As we navigate through the 2023 Performance Review Cycle, it’s a pivotal time to reflect on the subtle yet significant hurdles that can skew our assessments. Whether we’re drafting performance evaluations, offering feedback, or engaging with potential candidates, it’s crucial to acknowledge the myriad biases that lurk beneath the surface of our decision-making processes. These biases, if left unchecked, can compromise the integrity and objectivity of our evaluations. In the spirit of fostering a fair and inclusive workplace, let’s delve into understanding these biases better, ensuring that our professional judgments are as equitable and accurate as possible.

- Recency Bias: Overemphasizing an employee’s most recent behavior or performance while undervaluing past performance.
- Halo Effect: Allowing an overall positive impression of a person to positively influence the evaluation of their specific traits or behaviors.
- Horns Effect: Conversely, allowing a negative overall impression to negatively influence assessments of specific traits or behaviors.
- Confirmation Bias: Looking for and giving more weight to information that confirms pre-existing beliefs about an employee.
- Similarity Bias: Favoring employees who share similar characteristics or interests with the reviewer.
- Contrast Effect: Comparing employees against one another instead of against standard performance metrics.
- Leniency or Severity Bias: Being too lenient or too harsh in evaluating all employees due to a skewed perception of what constitutes average performance.
- Central Tendency Bias: Rating everyone near the average or middle of the scale, avoiding high or low extremes.
- Gender Bias: Allowing stereotypes or assumptions based on gender to influence the review.
- Age Bias: Bias based on the age of the employee, with assumptions about capability or potential.

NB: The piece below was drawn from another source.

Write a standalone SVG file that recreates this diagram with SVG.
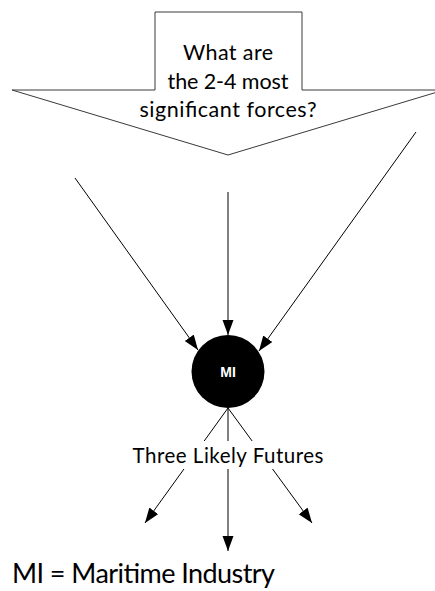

- Faith Bias: Bias based on religion as well as presence or absence of faith.
- Affinity Bias: Giving preferential treatment to those who are liked personally, regardless of their performance.
- Attribution Bias: Attributing success or failure to the wrong factors, like assuming an employee’s success is due to luck rather than skill, or their failure is due to lack of effort rather than external factors.
- Group Attribution Error: Assuming individual members of a group (like a department or team) all share the same characteristics or performance levels.
- Cultural Bias: Having expectations or making assumptions about employees based on their cultural background.
- Name Bias: Making assumptions based on a person’s name, which can be related to gender, ethnicity, or cultural background.
- Beauty Bias: The tendency to rate better-looking people as more capable or competent.
- Maternity Bias: Making assumptions about work commitment or professional capability because an employee is a new parent or expecting.
- Overconfidence Bias: Overestimating one’s ability to evaluate employees objectively without being influenced by personal biases.
Tackling these biases head-on is more than just a fairness initiative; it’s a quality and performance imperative. The more we can minimize these biases in our performance reviews, the more accurate and productive our evaluations will be. This not only benefits our employees on an individual level but also enhances the collective success of our organization.